THE DENVER AND RIO GRANDE WESTERN

RAILROAD COMPANY


STATEMENT OF CLAIM: Claim of the System Committee of the Brotherhood that:




EMPLOYES' STATEMENT OF FACTS: Beginning on August 6, 1957, employes of the Hammond Construction Company, none of whom hold any seniority rights under the scope of the subject Agreement, started work of making additions and alterations to the Steel Car Shop at Burnham Yard.

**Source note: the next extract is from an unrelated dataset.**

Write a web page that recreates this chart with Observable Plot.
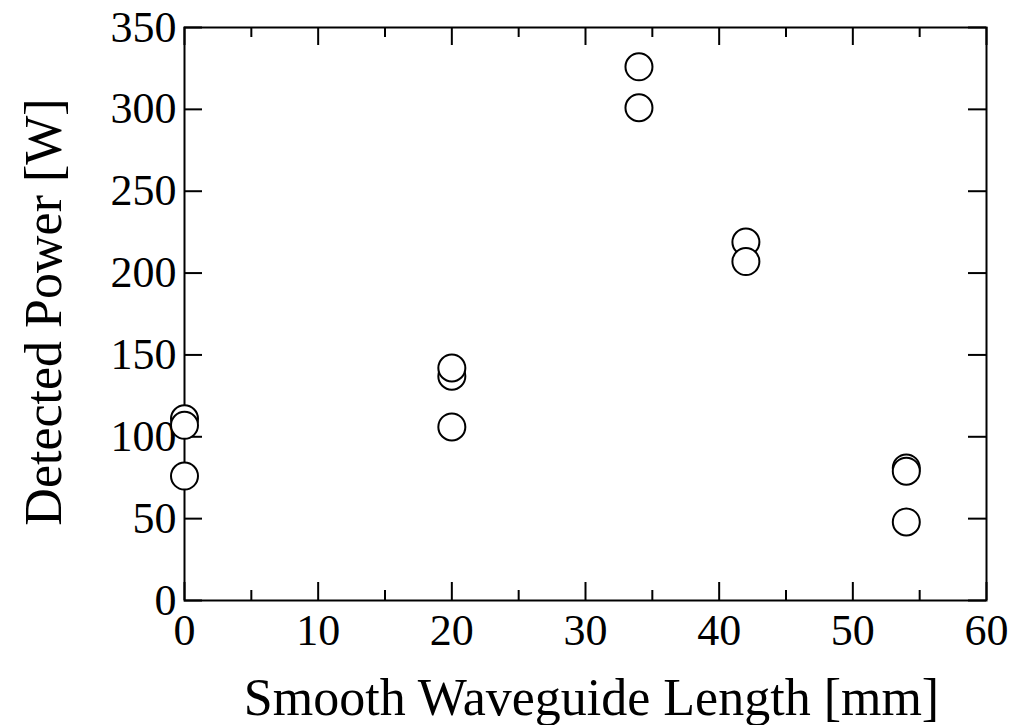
<!DOCTYPE html>
<html>
<head>
<meta charset="utf-8">
<script src="https://cdn.jsdelivr.net/npm/d3@7"></script>
<script src="https://cdn.jsdelivr.net/npm/@observablehq/plot@0.6"></script>
<style>
  html, body { margin: 0; padding: 0; background: white; }
</style>
</head>
<body>
<div id="chart"></div>
<script>
// Data
const lengthMm = [0, 0, 0, 20, 20, 20, 34, 34, 42, 42, 54, 54, 54];
const powerW   = [76, 111, 107, 106, 137, 142, 326, 301, 219, 207, 48, 81, 79];

const xMajorTicks = [0, 10, 20, 30, 40, 50, 60];
const xMinorTicks = [5, 15, 25, 35, 45, 55];
const yMajorTicks = [0, 50, 100, 150, 200, 250, 300, 350];

const xTitle = "Smooth Waveguide Length [mm]";
const yTitle = "Detected Power [W]";

const points = lengthMm.map((x, i) => ({x, y: powerW[i]}));

const W = 1015, H = 725;
const mL = 184, mR = 29, mT = 27, mB = 125;
const innerW = W - mL - mR, innerH = H - mT - mB;
const majorLen = 18, minorLen = 10;

const chart = Plot.plot({
  width: W,
  height: H,
  marginLeft: mL,
  marginRight: mR,
  marginTop: mT,
  marginBottom: mB,
  x: {domain: [0, 60]},
  y: {domain: [0, 350]},
  style: {fontFamily: "'Liberation Serif', 'Times New Roman', serif", background: "white", color: "black"},
  marks: [
    // bottom ticks (inward)
    Plot.tickX(xMajorTicks, {x: d => d, insetTop: innerH - majorLen, stroke: "black", strokeWidth: 2}),
    Plot.tickX(xMinorTicks, {x: d => d, insetTop: innerH - minorLen, stroke: "black", strokeWidth: 2}),
    // top ticks (inward)
    Plot.tickX(xMajorTicks, {x: d => d, insetBottom: innerH - majorLen, stroke: "black", strokeWidth: 2}),
    Plot.tickX(xMinorTicks, {x: d => d, insetBottom: innerH - minorLen, stroke: "black", strokeWidth: 2}),
    // left & right ticks (inward)
    Plot.tickY(yMajorTicks, {y: d => d, insetRight: innerW - majorLen, stroke: "black", strokeWidth: 2}),
    Plot.tickY(yMajorTicks, {y: d => d, insetLeft: innerW - majorLen, stroke: "black", strokeWidth: 2}),
    Plot.frame({stroke: "black", strokeWidth: 2}),
    Plot.axisX({ticks: xMajorTicks, tickSize: 0, tickPadding: 13, fontSize: 44, label: null, tickFormat: d => String(d)}),
    Plot.axisY({ticks: yMajorTicks, tickSize: 0, tickPadding: 8, fontSize: 44, label: null, tickFormat: d => String(d)}),
    Plot.dot(points, {x: "x", y: "y", r: 13.5, fill: "white", stroke: "black", strokeWidth: 2}),
    Plot.text([xTitle], {frameAnchor: "bottom", dy: 114, dx: 6, lineAnchor: "bottom", textAnchor: "middle", fontSize: 52, fill: "black"}),
    Plot.text([yTitle], {frameAnchor: "left", dx: -124, dy: -2, rotate: -90, lineAnchor: "bottom", textAnchor: "middle", fontSize: 52, fill: "black"})
  ]
});

document.getElementById("chart").appendChild(chart);
</script>
</body>
</html>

The work consisted of constructing a 96' x 40' addition to the. steel shop, said addition to be known as the "fabrication shop"; an addition to the steel car shop of 120' x 64'; relocating the locker room within the existing coach shop; dismantling and moving the partition housing the so-called glazing room; dismantling a frame lumber shed and erecting a 90' x 20' prefabricated metal building in a concrete foundation and constructing a concrete floor therein; constructing a 100' x 35' locker room.


B&B Employes have been assigned to and have performed work of the same character in the past.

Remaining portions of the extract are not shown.